Collected data
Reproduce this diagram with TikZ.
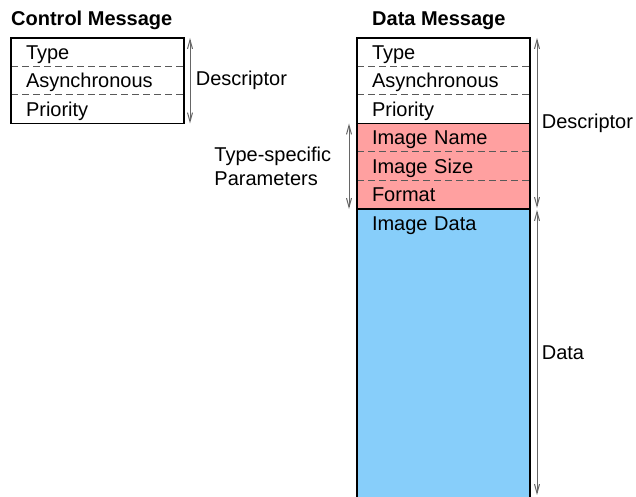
\documentclass[tikz,border=0pt]{standalone}
\usepackage{fontspec}
\setmainfont{Liberation Sans}
\usetikzlibrary{positioning,arrows.meta}
\definecolor{paramred}{RGB}{255,160,160}
\definecolor{datablue}{RGB}{135,206,250}
\tikzset{
  field/.style={minimum width=173pt, minimum height=28.5pt, inner xsep=15pt, inner ysep=0pt,
    outer sep=0pt, text width=143pt, align=left, text height=14pt, text depth=0pt},
  boxedge/.style={line width=1.5pt},
  rowline/.style={dash pattern=on 7pt off 4pt, draw=black!65, line width=1pt},
  spanarrow/.style={{Straight Barb[length=9pt,width=5pt]}-{Straight Barb[length=9pt,width=5pt]},
    draw=black!60, line width=1pt},
  msgtitle/.style={font=\fontsize{20}{24}\selectfont\bfseries, inner sep=0pt, anchor=base west}
}
\begin{document}
\begin{tikzpicture}[x=1pt,y=-1pt,font=\fontsize{20}{24}\selectfont]
  \useasboundingbox (0,0) rectangle (636,497);
  \clip (0,0) rectangle (636,497);
  % control message
  \node[field, anchor=north west] (ctype) at (11,38) {Type};
  \node[field, below=0pt of ctype] (casync) {Asynchronous};
  \node[field, below=0pt of casync] (cprio) {Priority};
  \draw[rowline] (ctype.south west) -- (ctype.south east);
  \draw[rowline] (casync.south west) -- (casync.south east);
  \draw[boxedge] (ctype.north west) rectangle (cprio.south east);
  \node[msgtitle] (ctitle) at ([yshift=12pt]ctype.north west) {Control Message};
  \draw[spanarrow] ([xshift=6pt]ctype.north east) -- node[right=2pt] (cdesc) {Descriptor} ([xshift=6pt]cprio.south east);
  % data message
  \node[field, anchor=north west] (dtype) at (357,38) {Type};
  \node[field, below=0pt of dtype] (dasync) {Asynchronous};
  \node[field, below=0pt of dasync] (dprio) {Priority};
  \node[field, fill=paramred, below=0pt of dprio] (dname) {Image Name};
  \node[field, fill=paramred, below=0pt of dname] (dsize) {Image Size};
  \node[field, fill=paramred, below=0pt of dsize] (dfmt) {Format};
  \node[field, fill=datablue, inner ysep=7.25pt, text depth=264pt, below=0pt of dfmt] (dimg) {Image Data};
  \draw[rowline] (dtype.south west) -- (dtype.south east);
  \draw[rowline] (dasync.south west) -- (dasync.south east);
  \draw[rowline] (dname.south west) -- (dname.south east);
  \draw[rowline] (dsize.south west) -- (dsize.south east);
  \draw[boxedge] (dprio.south west) -- (dprio.south east);
  \draw[boxedge] (dfmt.south west) -- (dfmt.south east);
  \draw[boxedge] (dimg.south west) |- (dtype.north east) -- (dimg.south east);
  \node[msgtitle] (dtitle) at ([xshift=15pt,yshift=12pt]dtype.north west) {Data Message};
  \draw[spanarrow] ([xshift=7pt]dtype.north east) -- node[right=1pt] (ddesc) {Descriptor} ([xshift=7pt,yshift=1pt]dfmt.south east);
  \coordinate (dend) at (537,495);
  \draw[spanarrow] ([xshift=7pt,yshift=-1pt]dimg.north east) -- node[right=1pt] (ddata) {Data} (dend);
  \draw[spanarrow] ([xshift=-8pt]dname.north west) -- node[left=14pt, align=left] (tparams) {Type-specific\\Parameters} ([xshift=-8pt]dfmt.south west);
\end{tikzpicture}
\end{document}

Your task
Pictures are to be left out; repeat all the remaining data exactly.

Task response
Reproduce this diagram with TikZ.
\documentclass[tikz,border=0pt]{standalone}
\usepackage{fontspec}
\setmainfont{Liberation Sans}
\usetikzlibrary{positioning,arrows.meta}
\definecolor{paramred}{RGB}{255,160,160}
\definecolor{datablue}{RGB}{135,206,250}
\tikzset{
  field/.style={minimum width=173pt, minimum height=28.5pt, inner xsep=15pt, inner ysep=0pt,
    outer sep=0pt, text width=143pt, align=left, text height=14pt, text depth=0pt},
  boxedge/.style={line width=1.5pt},
  rowline/.style={dash pattern=on 7pt off 4pt, draw=black!65, line width=1pt},
  spanarrow/.style={{Straight Barb[length=9pt,width=5pt]}-{Straight Barb[length=9pt,width=5pt]},
    draw=black!60, line width=1pt},
  msgtitle/.style={font=\fontsize{20}{24}\selectfont\bfseries, inner sep=0pt, anchor=base west}
}
\begin{document}
\begin{tikzpicture}[x=1pt,y=-1pt,font=\fontsize{20}{24}\selectfont]
  \useasboundingbox (0,0) rectangle (636,497);
  \clip (0,0) rectangle (636,497);
  % control message
  \node[field, anchor=north west] (ctype) at (11,38) {Type};
  \node[field, below=0pt of ctype] (casync) {Asynchronous};
  \node[field, below=0pt of casync] (cprio) {Priority};
  \draw[rowline] (ctype.south west) -- (ctype.south east);
  \draw[rowline] (casync.south west) -- (casync.south east);
  \draw[boxedge] (ctype.north west) rectangle (cprio.south east);
  \node[msgtitle] (ctitle) at ([yshift=12pt]ctype.north west) {Control Message};
  \draw[spanarrow] ([xshift=6pt]ctype.north east) -- node[right=2pt] (cdesc) {Descriptor} ([xshift=6pt]cprio.south east);
  % data message
  \node[field, anchor=north west] (dtype) at (357,38) {Type};
  \node[field, below=0pt of dtype] (dasync) {Asynchronous};
  \node[field, below=0pt of dasync] (dprio) {Priority};
  \node[field, fill=paramred, below=0pt of dprio] (dname) {Image Name};
  \node[field, fill=paramred, below=0pt of dname] (dsize) {Image Size};
  \node[field, fill=paramred, below=0pt of dsize] (dfmt) {Format};
  \node[field, fill=datablue, inner ysep=7.25pt, text depth=264pt, below=0pt of dfmt] (dimg) {Image Data};
  \draw[rowline] (dtype.south west) -- (dtype.south east);
  \draw[rowline] (dasync.south west) -- (dasync.south east);
  \draw[rowline] (dname.south west) -- (dname.south east);
  \draw[rowline] (dsize.south west) -- (dsize.south east);
  \draw[boxedge] (dprio.south west) -- (dprio.south east);
  \draw[boxedge] (dfmt.south west) -- (dfmt.south east);
  \draw[boxedge] (dimg.south west) |- (dtype.north east) -- (dimg.south east);
  \node[msgtitle] (dtitle) at ([xshift=15pt,yshift=12pt]dtype.north west) {Data Message};
  \draw[spanarrow] ([xshift=7pt]dtype.north east) -- node[right=1pt] (ddesc) {Descriptor} ([xshift=7pt,yshift=1pt]dfmt.south east);
  \coordinate (dend) at (537,495);
  \draw[spanarrow] ([xshift=7pt,yshift=-1pt]dimg.north east) -- node[right=1pt] (ddata) {Data} (dend);
  \draw[spanarrow] ([xshift=-8pt]dname.north west) -- node[left=14pt, align=left] (tparams) {Type-specific\\Parameters} ([xshift=-8pt]dfmt.south west);
\end{tikzpicture}
\end{document}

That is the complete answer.